“If not now, when?” asked Uday Kotak, the Managing Director and CEO of a bank that bears his name, at the end of May while demitting office as President of the Confederation of Indian Industry, a business lobby group. He was referring to the urgency of the government putting more money in the hands of people to the extent of about 0.5 percent to 1 percent of GDP. It is rare for bankers to support expansionary policies.
Kotak said the government should use this money to alleviate the distress of those people who are down and out due to the second wave of the novel coronavirus epidemic that has resulted in the economy being shuttered to various degrees across states. This could happen in the form of direct cash transfers, payment of wages through the rural manual work scheme called MNREGS, and in the form of rations of grains to those who are newly unable to buy food because of loss of livelihoods.
In the budget for this year, the government had estimated it would need to borrow Rs 15 lakh cr or 6.8 percent of GDP. The assumption was that the economy would grow by 14.4 percent over the last year (in nominal terms, without discounting the inflation). The Reserve Bank has now revised the projected growth downwards by one percentage points. Experts like the former Reserve Bank Governor C Rangarajan expect GDP to grow at 13.4 percent. If the government acts as Kotak suggests, it will have to borrow Rs 17.46 lakh cr or 7.8 percent of GDP.
There is common agreement that the government should spend more to revive demand. The contentious issue is how this should be financed? Kotak says the Reserve Bank should “print money.” Kaushik Basu, who was Chief Economic Adviser in the Manmohan Singh government and also Chief Economist of the World Bank till 2016 has tweeted that Kotak’s are “excellent ideas.” But D. Subbarrao, who took over as RBI governor in 2008 just before Lehman Brothers collapsed (resulting in the global financial meltdown) has sounded caution. In an interview to news agency PTI, he said there are times when monetisation, despite its costs, becomes inevitable such as when the government cannot finance its deficit at reasonable rates. “We are nowhere near such a scenario.” Rangarajan has also been guarded. “Direct monetisation is best avoided,” he wrote in an article. He says the RBI should do more of what it is currently doing: make more bond issuances to support the government, should it choose to borrow more than budgeted for.

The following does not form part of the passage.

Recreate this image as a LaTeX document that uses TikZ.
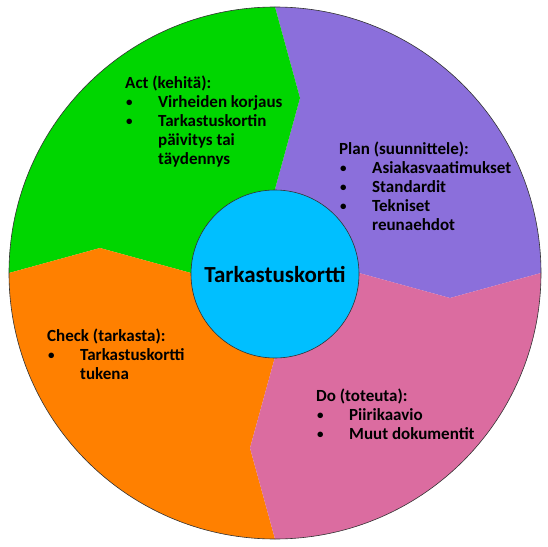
\documentclass[tikz,border=0pt]{standalone}
\usepackage{fontspec}
\setmainfont{Carlito}
\usepackage{xcolor}
\definecolor{pdca-gruen}{HTML}{00D600}
\definecolor{pdca-lila}{HTML}{8B6FDB}
\definecolor{pdca-rosa}{HTML}{DB6CA0}
\definecolor{pdca-orange}{HTML}{FF8000}
\definecolor{pdca-blau}{HTML}{00BFFF}

\newcommand{\punkt}[1]{\makebox[33pt][l]{\hspace{1pt}\raisebox{1pt}{\fontsize{13}{13}\selectfont\textbullet}}#1}
\newcommand{\weiter}[1]{\hspace*{33pt}#1}

\begin{document}
\begin{tikzpicture}[x=1pt, y=1pt,
    feld/.style={font=\bfseries\fontsize{17}{19}\selectfont, align=left, anchor=north west, inner sep=0pt}]
    \useasboundingbox (-275,-273) rectangle (273,273);

    % Segmente mit Pfeilspitzen, am Aussenkreis abgeschnitten
    \begin{scope}
        \clip (0,0) circle (266);
        \foreach \winkel/\farbe in {0/pdca-lila, 90/pdca-gruen, 180/pdca-orange, 270/pdca-rosa} {
            \fill[\farbe, rotate=\winkel]
                (0,0) -- (84,0) -- (175,-25) -- (266,0) -- (320,0) -- (320,320)
                -- (0,320) -- (0,266) -- (25,175) -- (0,84) -- cycle;
        }
    \end{scope}
    \draw[black!80, line width=0.6pt] (0,0) circle (266);

    % Mitte
    \node[circle, draw=black!80, line width=0.6pt, fill=pdca-blau, minimum size=168pt, inner sep=0pt,
        font=\bfseries\fontsize{23}{27}\selectfont] (mitte) at (0,-1) {Tarkastuskortti};

    % Texte der vier Phasen
    \node[feld] (act) at (-150,197) {Act (kehitä):\\
        \punkt{Virheiden korjaus}\\
        \punkt{Tarkastuskortin}\\
        \weiter{päivitys tai}\\
        \weiter{täydennys}};
    \node[feld] (plan) at (64,131) {Plan (suunnittele):\\
        \punkt{Asiakasvaatimukset}\\
        \punkt{Standardit}\\
        \punkt{Tekniset}\\
        \weiter{reunaehdot}};
    \node[feld] (check) at (-228,-56) {Check (tarkasta):\\
        \punkt{Tarkastuskortti}\\
        \weiter{tukena}};
    \node[feld] (do) at (41,-116) {Do (toteuta):\\
        \punkt{Piirikaavio}\\
        \punkt{Muut dokumentit}};
\end{tikzpicture}
\end{document}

The Reserve Bank is the government’s debt manager. It can lend directly to the government or raise money by selling government bonds in the wholesale market. Money is created in both instances. But market discipline is brought to bear on the government when the RBI raises money through the market. This will be reflected in the price the buyers are willing to pay or the yields they seek. That, in turn, depends on their perception of where interest rates are headed, which is a function of economic growth, inflation expectations and so on. The government will be forced to husband its resources carefully, as a higher interest outgo will leave it with less money for other expenditures, including investment.
The government can also bypass the market and borrow directly from the Reserve Bank. This is what Kotak and Basu are suggesting. It will not crowd out private sector borrowings or raise general interest rates. (When the RBI sells bonds in the market it takes money out of the system, making less available for other players).
The government will still have to pay interest to the RBI. This is the RBI’s income. The government can claw it back in the form of dividend, which makes monetisation of the fiscal deficit a costless exercise. (The cost manifests as inflation). Deficit financing was the norm till 1994. That year a decision was taken to end the practice from 1997.
Those opposed to monetising the deficit say there is enough liquidity in the system. Banks are flush with funds but are not lending because they have become risk averse as they fear that loans will turn bad. They will readily subscribe to government bonds. Another fear is that monetising the deficit will erode the credibility of the Reserve Bank. Creditors might think that the RBI is not in control of money supply, and is obeying the dictates of the government.
That fear may not be unfounded. In October 2018, Viral Acharya, the deputy governor of the Reserve Bank had made a speech about why independent central banks are necessary for financial stability. That was in the context of the government pressing the Reserve Bank to declare a higher dividend. Acharya had pointed to the Argentine government’s decision of 2009, requiring its central bank to part with ‘excess reserves.’ When its central bank governor declined, he was sacked. Creditors took it badly. Argentine sovereign bond yields and the premium on insurance against the risk of the government defaulting on bond payments shot up.
“Greater supply of money can facilitate ease of financial transactions, including the financing of government deficits, but this can cause economy to over-heat in due course and trigger (hyper-) inflationary pressures or even a full-blown crisis that eventually require sharper monetary contractions,” Acharya noted. (Acharya’s speech did not agree with the government. He quit a few months later).
Pronab Sen, who was Chief Statistician of India from 2007 to 2010, says he is not opposed to deficit financing but wonders whether it is required now. The uncoordinated lockdowns which states have imposed during the second wave of the pandemic have made him wary. Monetisation will add to the money supply, which will stimulate demand, but the supply response will be constrained as factories are unable to operate. That could give a leg up to inflation.